心凌说不出话来,她本是一个清新的人,单纯得像蓝天上的白云,太阳可透过来,月亮可以透过来,只要有一丝的光亮就可以透过来。
“如果你不再闹了,我可以离开,虽然我喜欢你爸爸,但我知道我们的年龄相差很多,你可以说我爱财和他在一起,你也可以鄙视我是拜金女,我都认了,只要你让他开心,为什么他为了让你开心可以放弃一切,你就不能施舍一点开心给他?”
涵一说完就走了,心凌却开心不起来,她不再因为自己的眼睛为难自己,其实她为难爸爸就是为难自己,她第一个任务是为爸爸找回涵一,找到涵一,她第一次称呼涵一为阿姨的时候,涵一的脸红了,连声说:“心凌,我没比你大多少,还是叫我姐吧。”涵一就这样既成为她姐又是她的长辈,她开始坦然地接受这一切,如果没有遇上乔博思。
可偏偏遇上了乔博思,乔博思不是帅哥,可注视心凌的眼神和棱角分明的脸还是让心凌的心起了波澜,开始的抗拒让她躲,接着就想再看一眼,看一眼就不再看,心凌总是这样给自己理由,可还是看了又看,直到住进了医院。
如果没有医院的事情,心凌可能会忘记这个人,因为这个人有太多忘记的理由,因为爸爸,因为公司之间的竞争,还有年龄。

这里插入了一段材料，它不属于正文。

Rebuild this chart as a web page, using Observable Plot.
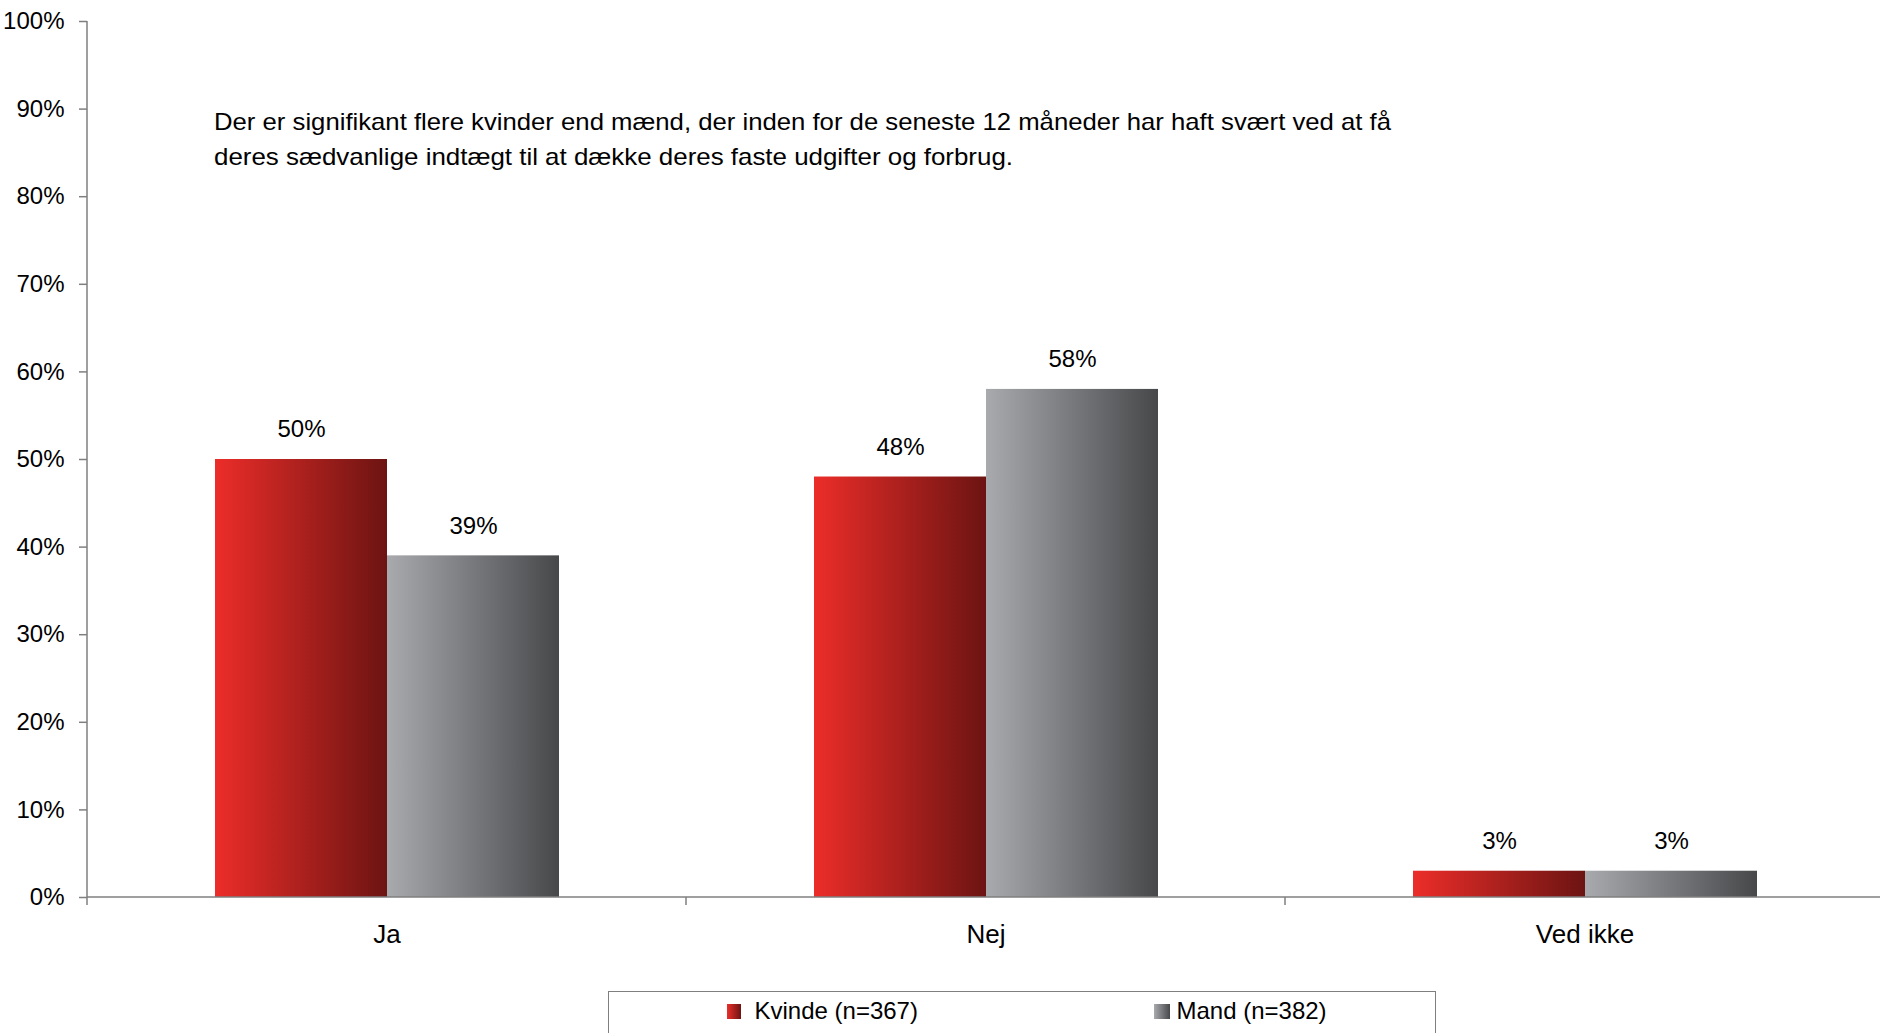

乔博思比心凌大了足有十岁,这些都是忘记的理由,她回到北京的时候就给自己说,千万不要相信一见钟情,一见钟情只会让自己痛苦,还有自己终究会成为盲人,一个金融圈的钻石王老五会要一个盲人?
她不相信,可还是忍不住再次见面,难道见面就是为了问这句话?
她等着乔博思的回答。
乔博思的嘴角颤抖着,他的心也在燃烧,其实他不是在做决断,而是在给自己的勇敢鼓气,这样的爱情的确需要勇气,乔博思不怕自己被拒绝,而是怕玷污了心凌的纯净,他怕因为自己的鲁莽让那双本来清澈透明的眼眸蒙上尘垢。
“我爱你,心凌。”乔博思说得很平淡,“我要每年都陪你看香山红叶,你看见我就陪你看,你看不见的时候我就说给你看,我愿意做你一辈子的眼。”后面的话他说得很深情,也很激动,他想看见那双清澈透明的眼眸里流出透明的泉水,有了这双清澈透明的眼眸,自己的爱已经有了。

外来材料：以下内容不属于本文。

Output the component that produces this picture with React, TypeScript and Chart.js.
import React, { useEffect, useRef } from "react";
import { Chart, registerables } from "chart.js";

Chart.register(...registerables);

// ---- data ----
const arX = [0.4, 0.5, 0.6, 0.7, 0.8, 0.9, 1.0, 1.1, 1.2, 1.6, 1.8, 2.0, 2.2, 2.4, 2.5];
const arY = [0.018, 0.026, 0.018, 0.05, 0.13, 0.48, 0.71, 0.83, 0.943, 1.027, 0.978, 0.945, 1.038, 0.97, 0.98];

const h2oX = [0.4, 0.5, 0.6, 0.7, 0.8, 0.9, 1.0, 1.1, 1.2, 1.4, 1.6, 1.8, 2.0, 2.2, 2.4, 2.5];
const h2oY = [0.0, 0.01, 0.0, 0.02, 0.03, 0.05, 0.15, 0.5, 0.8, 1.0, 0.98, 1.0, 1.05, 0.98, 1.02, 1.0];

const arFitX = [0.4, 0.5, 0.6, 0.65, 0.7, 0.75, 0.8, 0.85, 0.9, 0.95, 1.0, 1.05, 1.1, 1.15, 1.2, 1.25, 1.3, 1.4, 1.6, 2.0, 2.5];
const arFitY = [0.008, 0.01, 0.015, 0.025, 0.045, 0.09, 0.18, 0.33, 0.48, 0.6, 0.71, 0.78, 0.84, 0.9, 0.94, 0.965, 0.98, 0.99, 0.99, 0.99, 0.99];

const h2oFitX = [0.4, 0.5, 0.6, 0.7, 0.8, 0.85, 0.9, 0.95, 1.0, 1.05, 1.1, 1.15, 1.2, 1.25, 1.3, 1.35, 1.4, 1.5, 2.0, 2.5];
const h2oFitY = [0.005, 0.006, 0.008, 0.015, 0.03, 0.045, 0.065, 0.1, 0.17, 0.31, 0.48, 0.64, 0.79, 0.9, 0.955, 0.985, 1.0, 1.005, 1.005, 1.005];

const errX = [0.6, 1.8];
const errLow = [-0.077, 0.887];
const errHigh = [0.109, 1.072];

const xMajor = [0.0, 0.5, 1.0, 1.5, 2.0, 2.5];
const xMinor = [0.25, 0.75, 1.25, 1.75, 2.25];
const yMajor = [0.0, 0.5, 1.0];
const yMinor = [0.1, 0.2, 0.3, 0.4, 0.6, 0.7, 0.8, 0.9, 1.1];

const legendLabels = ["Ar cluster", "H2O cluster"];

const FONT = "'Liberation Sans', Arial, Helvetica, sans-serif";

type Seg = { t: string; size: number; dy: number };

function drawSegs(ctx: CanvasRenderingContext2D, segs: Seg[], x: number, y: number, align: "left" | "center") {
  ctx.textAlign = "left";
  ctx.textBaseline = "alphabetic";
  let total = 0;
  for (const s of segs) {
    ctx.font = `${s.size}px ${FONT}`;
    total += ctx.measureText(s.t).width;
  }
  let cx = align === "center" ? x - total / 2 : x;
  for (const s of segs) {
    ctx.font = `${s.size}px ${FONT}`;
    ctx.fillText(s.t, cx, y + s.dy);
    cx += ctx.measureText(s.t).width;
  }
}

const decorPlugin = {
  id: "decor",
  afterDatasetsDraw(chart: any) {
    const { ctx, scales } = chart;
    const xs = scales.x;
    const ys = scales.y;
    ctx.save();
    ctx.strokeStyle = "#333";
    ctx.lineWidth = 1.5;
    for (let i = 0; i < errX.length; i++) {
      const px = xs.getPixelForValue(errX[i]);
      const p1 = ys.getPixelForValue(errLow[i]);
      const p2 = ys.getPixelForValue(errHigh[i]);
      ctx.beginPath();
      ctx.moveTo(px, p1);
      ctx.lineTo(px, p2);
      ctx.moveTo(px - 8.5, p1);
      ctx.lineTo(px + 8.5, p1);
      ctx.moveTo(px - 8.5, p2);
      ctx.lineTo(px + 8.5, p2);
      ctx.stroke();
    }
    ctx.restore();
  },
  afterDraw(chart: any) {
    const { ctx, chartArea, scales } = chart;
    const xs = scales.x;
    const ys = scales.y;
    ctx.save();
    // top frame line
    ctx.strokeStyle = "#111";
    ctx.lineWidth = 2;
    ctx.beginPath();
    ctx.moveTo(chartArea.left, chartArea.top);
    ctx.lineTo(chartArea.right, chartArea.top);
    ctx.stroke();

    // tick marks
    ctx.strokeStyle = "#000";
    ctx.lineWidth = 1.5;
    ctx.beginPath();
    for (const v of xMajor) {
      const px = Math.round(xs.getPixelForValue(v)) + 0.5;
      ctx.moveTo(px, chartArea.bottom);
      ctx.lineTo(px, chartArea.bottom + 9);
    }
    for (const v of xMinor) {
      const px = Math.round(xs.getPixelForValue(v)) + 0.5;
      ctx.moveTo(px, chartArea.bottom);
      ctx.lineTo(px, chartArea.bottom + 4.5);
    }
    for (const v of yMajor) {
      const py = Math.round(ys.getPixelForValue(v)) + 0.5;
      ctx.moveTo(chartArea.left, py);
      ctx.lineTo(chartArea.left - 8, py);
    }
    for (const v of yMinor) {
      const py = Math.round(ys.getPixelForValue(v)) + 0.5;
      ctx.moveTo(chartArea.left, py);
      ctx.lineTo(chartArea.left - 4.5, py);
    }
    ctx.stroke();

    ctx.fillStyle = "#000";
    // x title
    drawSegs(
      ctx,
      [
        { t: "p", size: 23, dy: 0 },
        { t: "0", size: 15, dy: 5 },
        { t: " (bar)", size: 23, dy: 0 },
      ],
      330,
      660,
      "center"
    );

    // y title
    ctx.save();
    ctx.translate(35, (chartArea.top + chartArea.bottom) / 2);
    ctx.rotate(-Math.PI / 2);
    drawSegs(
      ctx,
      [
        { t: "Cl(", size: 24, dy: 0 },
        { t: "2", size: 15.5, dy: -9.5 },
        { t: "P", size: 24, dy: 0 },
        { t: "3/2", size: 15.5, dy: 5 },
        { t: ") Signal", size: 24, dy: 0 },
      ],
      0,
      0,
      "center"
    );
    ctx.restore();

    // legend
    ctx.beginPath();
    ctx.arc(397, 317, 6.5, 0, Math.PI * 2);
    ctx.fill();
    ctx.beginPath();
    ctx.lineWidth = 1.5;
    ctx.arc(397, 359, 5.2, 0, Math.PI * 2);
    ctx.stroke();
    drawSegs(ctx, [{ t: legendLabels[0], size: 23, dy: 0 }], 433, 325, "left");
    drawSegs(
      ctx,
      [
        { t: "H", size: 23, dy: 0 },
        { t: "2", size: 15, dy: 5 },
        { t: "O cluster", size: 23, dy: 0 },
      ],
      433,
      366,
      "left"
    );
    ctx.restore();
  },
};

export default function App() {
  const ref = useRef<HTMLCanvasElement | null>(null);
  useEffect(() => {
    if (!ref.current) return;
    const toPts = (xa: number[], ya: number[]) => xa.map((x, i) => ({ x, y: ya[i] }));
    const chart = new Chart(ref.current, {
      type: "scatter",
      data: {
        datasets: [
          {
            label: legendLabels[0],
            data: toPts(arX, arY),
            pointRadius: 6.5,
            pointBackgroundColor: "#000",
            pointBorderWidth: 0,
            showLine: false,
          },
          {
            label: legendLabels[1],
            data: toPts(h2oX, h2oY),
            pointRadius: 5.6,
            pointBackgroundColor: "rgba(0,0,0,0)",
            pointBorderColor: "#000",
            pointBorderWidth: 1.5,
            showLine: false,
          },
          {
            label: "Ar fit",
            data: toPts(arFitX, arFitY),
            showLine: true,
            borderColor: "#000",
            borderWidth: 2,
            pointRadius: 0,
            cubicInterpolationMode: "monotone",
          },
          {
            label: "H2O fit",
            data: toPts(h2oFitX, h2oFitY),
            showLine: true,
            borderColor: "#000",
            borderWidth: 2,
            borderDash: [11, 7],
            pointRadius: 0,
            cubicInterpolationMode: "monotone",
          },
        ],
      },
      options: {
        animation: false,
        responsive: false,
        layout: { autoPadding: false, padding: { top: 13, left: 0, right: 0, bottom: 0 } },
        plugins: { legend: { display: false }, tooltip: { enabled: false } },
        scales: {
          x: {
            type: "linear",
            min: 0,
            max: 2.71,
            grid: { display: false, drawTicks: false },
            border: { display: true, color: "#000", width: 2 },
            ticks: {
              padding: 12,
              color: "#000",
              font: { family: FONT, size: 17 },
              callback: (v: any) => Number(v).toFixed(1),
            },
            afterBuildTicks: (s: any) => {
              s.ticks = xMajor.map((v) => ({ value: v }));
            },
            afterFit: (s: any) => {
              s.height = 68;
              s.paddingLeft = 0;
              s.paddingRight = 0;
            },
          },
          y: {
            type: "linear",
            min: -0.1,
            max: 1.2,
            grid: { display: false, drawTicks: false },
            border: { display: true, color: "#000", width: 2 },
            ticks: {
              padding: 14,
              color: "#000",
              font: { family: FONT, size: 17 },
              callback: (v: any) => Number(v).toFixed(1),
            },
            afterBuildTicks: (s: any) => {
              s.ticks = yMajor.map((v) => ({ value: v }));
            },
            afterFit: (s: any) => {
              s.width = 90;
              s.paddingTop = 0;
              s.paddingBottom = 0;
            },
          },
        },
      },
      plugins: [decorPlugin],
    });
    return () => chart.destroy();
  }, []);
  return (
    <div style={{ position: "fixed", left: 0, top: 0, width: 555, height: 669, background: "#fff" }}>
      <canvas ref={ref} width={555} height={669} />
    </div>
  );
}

他说爱自己,他说爱自己了!心凌的心雀跃着,脸上却笑了,还是往日的“扑哧”一笑,笑得很调皮,也很清新,让乔博思都看呆了。
“乔师爷,不要说笑了,我不敢接受,你的爱在我的眼里,当我的眼看不见的时候,你的爱也看不见了。”
乔博思上前拉着心凌的手,心凌的手抖了一下,还是接受了。“爱是感受的,不是看的,心凌,我愿意是你的眼,与你一起共享光明。”
乔博思说得斩钉截铁,脑子里已经忘记了刚才销魂的吻。
心凌还是笑了,说:“那斯琪姐呢?”
乔博思只有在心里狠狠地击打着自己的心,他感觉自己的心青一块红一块,他不知道是自己打的还是本身就是那样,他恨自己,是因为他发现他真的爱上了楚心凌。当他知道了心凌全部故事的时候,他发现自己已经不能自拔。

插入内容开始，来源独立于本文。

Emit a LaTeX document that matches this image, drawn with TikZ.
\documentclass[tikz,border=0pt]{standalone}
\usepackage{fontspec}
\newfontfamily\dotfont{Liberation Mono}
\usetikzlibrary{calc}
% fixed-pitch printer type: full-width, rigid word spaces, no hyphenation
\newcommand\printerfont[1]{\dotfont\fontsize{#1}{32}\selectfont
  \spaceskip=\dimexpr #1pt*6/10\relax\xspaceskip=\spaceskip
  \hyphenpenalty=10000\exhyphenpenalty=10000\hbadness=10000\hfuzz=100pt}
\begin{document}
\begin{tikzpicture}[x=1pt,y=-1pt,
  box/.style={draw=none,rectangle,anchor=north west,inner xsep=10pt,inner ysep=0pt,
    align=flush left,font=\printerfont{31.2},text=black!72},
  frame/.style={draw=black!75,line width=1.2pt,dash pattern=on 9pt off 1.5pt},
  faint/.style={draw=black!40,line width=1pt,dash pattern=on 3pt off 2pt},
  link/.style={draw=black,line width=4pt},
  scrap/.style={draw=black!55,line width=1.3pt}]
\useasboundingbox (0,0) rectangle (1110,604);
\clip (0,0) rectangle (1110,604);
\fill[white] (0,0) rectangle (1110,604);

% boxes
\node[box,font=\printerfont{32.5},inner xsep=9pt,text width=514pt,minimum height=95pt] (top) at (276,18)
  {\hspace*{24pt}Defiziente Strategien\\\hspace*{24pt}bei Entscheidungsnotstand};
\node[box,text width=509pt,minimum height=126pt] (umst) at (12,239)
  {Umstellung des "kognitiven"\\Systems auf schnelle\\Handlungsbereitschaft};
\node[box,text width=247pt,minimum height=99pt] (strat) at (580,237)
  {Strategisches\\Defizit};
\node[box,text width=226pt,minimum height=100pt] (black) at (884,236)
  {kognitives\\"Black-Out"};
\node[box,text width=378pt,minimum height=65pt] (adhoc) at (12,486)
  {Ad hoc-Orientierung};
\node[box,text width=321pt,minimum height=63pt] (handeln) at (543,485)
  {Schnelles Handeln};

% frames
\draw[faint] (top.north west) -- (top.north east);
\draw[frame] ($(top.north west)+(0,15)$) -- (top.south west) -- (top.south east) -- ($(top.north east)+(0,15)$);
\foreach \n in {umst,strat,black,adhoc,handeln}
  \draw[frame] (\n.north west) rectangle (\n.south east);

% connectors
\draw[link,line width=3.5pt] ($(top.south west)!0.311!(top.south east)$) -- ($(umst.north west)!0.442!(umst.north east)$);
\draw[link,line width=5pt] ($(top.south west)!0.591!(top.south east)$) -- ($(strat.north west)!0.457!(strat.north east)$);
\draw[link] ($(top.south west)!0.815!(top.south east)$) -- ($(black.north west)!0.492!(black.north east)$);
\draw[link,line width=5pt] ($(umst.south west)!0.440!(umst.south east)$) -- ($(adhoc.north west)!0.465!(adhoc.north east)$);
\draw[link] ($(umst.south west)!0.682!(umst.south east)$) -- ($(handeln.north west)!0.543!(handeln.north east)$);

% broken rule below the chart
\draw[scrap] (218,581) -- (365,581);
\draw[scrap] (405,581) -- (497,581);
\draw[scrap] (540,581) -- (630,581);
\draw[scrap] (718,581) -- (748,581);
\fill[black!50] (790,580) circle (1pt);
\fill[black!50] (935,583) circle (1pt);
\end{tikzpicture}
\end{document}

他只是拥抱过心凌,拉过心凌的手,但他感觉到心凌的心跳,心凌的心跳合着自己的节拍,那正是他要的,他要的是透明的爱,即使心凌是自己的对手楚行云的女儿,也让乔博思毫不犹豫地投入,投入进去的表现就是他已经为心凌所想,想心凌的急,想心凌的平静。
心凌不说话,他已经知道心凌需要的不是可怜,而是平等,她清新的表情后面是坚强,面对失去光明能如此坦然这是什么样的坚强?乔博思一辈子也不可能感知到的,他感知到的就是那双眼眸:平淡、温和,似水之柔,似风坦荡,从眼睛能感受到她的内心,纯净而自然,爱情来了,她还是坦然地接受却不应允。她没有给他回答,只是笑,这笑的成分让乔博思难受,自然的笑可能是喜欢,也可能是考验。
乔博思后悔那一吻,正是这一吻让他和梁斯琪的感情有了变化,不是暧昧,而是摆在桌面上,摆在桌面上的感情只有YES or NO,没有了退路,可工作上的事情再一次摆在眼前,乔博思有些为难了。